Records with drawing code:

--- start ---

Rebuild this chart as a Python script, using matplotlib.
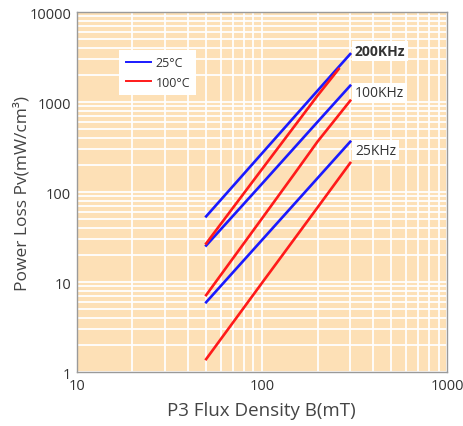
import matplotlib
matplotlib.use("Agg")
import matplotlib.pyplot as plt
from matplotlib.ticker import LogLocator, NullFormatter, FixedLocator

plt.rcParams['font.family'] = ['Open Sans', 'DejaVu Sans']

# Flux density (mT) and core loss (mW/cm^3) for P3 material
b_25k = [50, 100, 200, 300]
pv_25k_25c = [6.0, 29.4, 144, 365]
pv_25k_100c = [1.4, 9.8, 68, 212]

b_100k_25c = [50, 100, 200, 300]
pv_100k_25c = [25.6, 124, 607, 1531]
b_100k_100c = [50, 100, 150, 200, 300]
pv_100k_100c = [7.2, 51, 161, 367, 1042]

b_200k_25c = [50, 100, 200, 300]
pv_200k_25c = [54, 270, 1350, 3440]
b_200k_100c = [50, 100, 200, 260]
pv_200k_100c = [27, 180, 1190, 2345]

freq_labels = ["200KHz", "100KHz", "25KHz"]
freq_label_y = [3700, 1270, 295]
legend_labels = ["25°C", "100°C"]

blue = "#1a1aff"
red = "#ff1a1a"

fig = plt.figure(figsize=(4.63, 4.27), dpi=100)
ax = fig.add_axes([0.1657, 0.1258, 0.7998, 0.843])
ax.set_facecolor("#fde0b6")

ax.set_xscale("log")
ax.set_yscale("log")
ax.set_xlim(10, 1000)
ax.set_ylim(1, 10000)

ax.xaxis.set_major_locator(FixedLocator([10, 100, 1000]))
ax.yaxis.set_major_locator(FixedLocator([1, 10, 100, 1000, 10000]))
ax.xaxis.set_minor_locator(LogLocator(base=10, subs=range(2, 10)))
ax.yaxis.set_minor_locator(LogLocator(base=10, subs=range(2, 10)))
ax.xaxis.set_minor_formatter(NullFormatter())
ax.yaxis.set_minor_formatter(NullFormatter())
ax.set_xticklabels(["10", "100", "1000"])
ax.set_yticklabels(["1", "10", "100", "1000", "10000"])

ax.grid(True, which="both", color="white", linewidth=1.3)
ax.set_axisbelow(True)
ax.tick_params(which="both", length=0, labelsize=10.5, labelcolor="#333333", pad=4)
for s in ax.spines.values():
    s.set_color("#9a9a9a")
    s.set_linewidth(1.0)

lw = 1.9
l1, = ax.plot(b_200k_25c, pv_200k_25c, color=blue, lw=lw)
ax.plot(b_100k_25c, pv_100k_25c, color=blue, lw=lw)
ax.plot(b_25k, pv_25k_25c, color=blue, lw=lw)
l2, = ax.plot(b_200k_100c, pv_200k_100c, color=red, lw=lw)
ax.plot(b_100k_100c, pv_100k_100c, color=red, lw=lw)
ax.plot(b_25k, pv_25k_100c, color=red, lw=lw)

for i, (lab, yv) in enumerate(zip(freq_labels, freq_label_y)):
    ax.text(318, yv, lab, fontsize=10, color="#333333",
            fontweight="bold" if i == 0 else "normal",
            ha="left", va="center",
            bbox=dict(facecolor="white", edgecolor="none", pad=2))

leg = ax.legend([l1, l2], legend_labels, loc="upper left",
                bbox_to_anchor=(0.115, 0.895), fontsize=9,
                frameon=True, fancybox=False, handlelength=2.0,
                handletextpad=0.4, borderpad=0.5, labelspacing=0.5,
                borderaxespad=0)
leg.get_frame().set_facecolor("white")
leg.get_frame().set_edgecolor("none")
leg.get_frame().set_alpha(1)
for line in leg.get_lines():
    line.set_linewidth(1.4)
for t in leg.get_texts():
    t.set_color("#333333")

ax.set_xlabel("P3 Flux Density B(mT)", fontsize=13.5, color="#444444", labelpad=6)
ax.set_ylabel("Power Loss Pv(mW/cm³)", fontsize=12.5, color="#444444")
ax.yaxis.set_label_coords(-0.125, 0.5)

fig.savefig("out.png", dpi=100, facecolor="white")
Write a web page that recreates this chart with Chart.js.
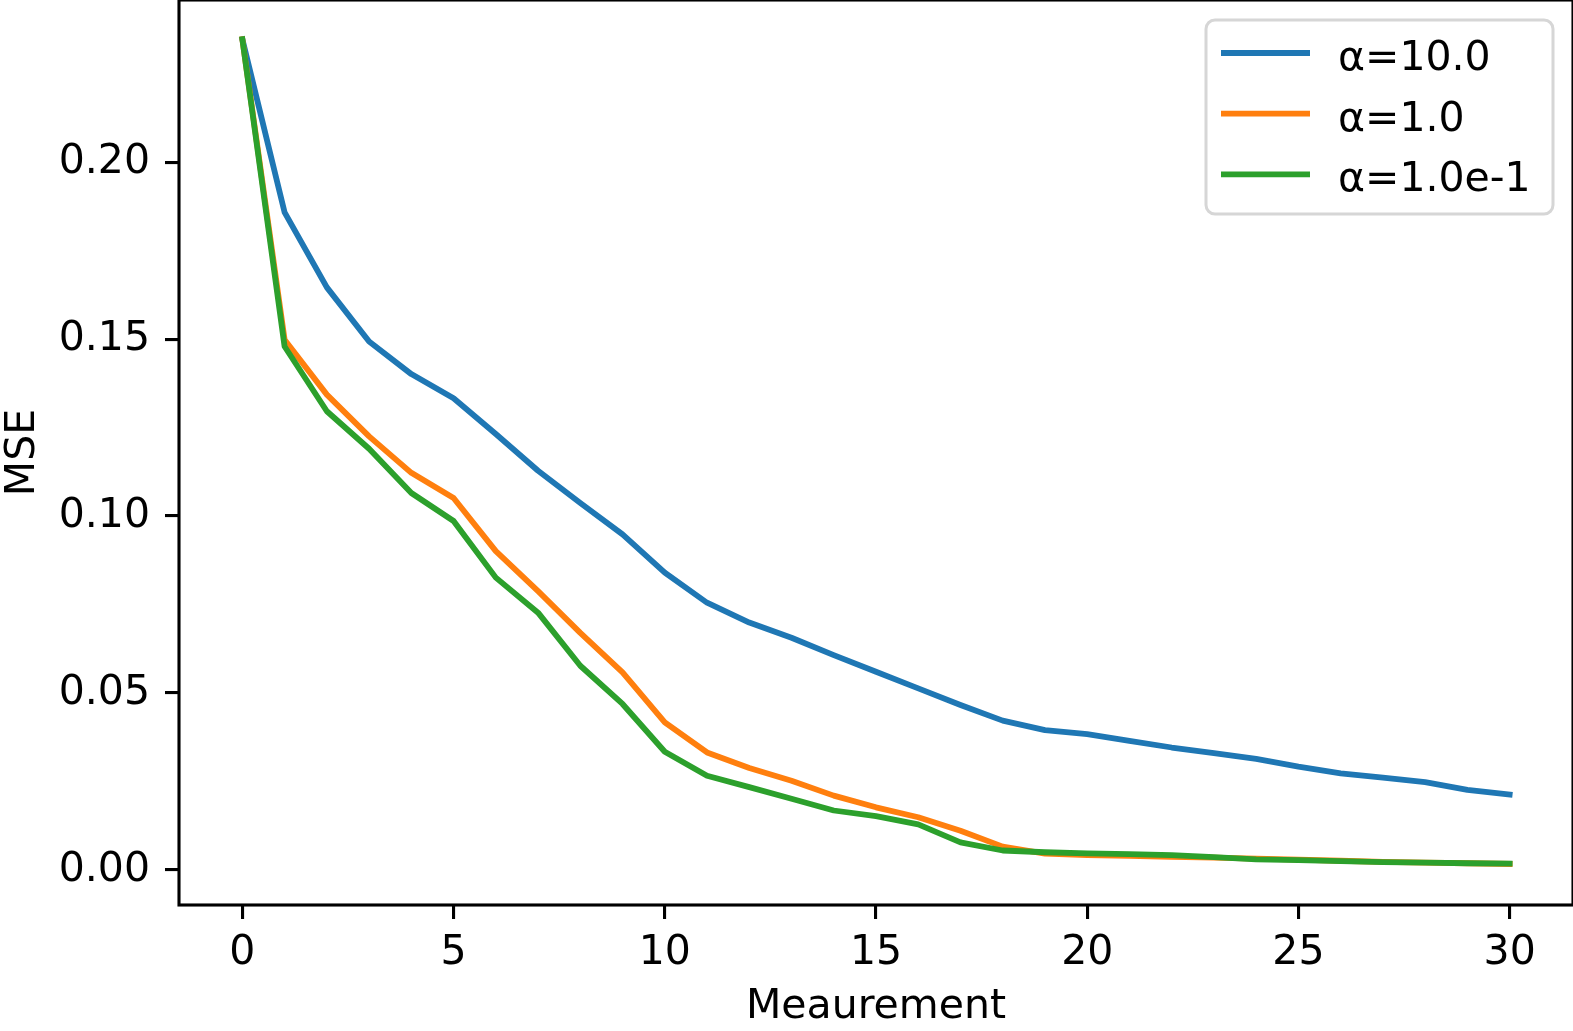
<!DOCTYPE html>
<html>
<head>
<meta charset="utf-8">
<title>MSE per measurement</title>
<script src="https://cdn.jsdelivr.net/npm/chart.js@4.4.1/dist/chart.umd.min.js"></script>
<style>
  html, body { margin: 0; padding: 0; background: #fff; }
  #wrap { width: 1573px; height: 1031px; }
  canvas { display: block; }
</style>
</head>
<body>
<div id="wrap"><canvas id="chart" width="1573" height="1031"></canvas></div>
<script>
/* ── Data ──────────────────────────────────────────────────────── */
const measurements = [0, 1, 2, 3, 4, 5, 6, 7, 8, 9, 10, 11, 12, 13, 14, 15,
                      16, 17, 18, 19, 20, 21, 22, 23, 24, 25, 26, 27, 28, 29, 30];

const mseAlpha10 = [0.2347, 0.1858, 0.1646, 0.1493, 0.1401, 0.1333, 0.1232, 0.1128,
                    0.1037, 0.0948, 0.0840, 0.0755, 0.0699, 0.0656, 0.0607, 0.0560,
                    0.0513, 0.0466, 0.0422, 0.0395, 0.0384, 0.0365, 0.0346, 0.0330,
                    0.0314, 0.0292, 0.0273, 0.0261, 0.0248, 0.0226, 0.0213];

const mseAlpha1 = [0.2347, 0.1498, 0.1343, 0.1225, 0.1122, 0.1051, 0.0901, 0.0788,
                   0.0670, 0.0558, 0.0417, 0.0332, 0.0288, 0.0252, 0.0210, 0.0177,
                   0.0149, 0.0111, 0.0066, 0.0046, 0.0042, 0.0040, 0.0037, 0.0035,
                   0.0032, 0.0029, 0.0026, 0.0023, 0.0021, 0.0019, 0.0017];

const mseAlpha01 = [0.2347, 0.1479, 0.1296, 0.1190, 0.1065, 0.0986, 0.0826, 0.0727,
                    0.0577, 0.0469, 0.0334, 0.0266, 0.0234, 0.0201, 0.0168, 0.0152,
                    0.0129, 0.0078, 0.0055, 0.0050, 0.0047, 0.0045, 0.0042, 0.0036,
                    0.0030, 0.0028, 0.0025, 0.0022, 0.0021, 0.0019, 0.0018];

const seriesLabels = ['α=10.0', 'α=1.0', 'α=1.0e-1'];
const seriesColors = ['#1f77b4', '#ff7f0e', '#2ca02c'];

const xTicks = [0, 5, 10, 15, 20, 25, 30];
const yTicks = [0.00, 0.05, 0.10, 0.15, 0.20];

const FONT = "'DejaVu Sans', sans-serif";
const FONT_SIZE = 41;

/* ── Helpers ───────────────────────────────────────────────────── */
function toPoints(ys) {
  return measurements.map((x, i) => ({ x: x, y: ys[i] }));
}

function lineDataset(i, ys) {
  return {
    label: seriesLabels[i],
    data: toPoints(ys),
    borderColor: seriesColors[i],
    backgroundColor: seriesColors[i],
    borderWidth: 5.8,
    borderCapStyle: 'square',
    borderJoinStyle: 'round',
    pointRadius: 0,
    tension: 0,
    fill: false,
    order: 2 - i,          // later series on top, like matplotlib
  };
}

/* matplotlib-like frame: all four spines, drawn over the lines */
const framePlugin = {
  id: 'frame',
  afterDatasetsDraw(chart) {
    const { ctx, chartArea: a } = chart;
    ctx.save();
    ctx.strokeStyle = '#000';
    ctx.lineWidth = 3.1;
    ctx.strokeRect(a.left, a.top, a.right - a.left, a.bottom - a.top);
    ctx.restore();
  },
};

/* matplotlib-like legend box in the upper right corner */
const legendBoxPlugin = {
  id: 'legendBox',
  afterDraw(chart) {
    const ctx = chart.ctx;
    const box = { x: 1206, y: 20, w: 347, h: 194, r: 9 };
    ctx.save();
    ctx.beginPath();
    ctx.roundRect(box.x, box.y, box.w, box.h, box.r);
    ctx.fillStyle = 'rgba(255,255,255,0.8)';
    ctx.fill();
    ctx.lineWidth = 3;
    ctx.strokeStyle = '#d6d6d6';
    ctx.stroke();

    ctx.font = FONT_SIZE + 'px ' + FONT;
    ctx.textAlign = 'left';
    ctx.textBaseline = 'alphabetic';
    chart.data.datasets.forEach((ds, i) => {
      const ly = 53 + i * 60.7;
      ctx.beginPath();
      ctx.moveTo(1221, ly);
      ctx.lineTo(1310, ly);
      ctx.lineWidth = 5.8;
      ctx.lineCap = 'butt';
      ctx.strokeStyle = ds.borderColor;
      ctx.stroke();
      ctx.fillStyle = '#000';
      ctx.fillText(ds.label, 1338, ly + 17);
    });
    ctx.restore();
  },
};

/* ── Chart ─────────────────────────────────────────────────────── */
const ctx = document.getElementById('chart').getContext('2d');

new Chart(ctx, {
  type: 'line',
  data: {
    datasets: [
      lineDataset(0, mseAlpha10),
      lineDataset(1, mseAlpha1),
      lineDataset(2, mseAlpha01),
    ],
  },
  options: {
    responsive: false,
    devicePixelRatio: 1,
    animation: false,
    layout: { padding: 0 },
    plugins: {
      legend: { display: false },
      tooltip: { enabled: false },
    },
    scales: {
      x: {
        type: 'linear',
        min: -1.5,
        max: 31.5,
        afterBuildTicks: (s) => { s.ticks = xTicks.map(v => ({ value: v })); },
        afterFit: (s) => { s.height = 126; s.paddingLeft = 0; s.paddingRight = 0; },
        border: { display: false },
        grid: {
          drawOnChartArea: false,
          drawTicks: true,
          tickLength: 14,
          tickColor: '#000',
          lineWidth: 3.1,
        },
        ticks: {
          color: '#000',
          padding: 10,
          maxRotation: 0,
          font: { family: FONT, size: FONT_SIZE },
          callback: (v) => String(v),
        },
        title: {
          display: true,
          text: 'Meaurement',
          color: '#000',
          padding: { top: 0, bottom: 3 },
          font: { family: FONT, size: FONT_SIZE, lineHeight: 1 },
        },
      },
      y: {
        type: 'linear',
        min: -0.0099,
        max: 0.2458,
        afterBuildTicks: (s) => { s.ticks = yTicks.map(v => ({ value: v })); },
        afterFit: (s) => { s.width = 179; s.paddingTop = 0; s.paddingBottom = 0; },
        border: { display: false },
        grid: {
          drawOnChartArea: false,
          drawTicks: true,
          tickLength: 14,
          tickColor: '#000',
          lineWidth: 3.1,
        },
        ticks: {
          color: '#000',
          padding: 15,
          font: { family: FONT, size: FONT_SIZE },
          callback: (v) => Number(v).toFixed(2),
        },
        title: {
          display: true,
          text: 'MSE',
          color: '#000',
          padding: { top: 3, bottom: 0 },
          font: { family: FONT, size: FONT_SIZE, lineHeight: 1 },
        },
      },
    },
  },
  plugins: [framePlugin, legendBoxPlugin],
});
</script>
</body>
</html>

--- end ---

Problem statement: Find every line containing the word "this", then give the total and nothing more.

Exercise solution: 2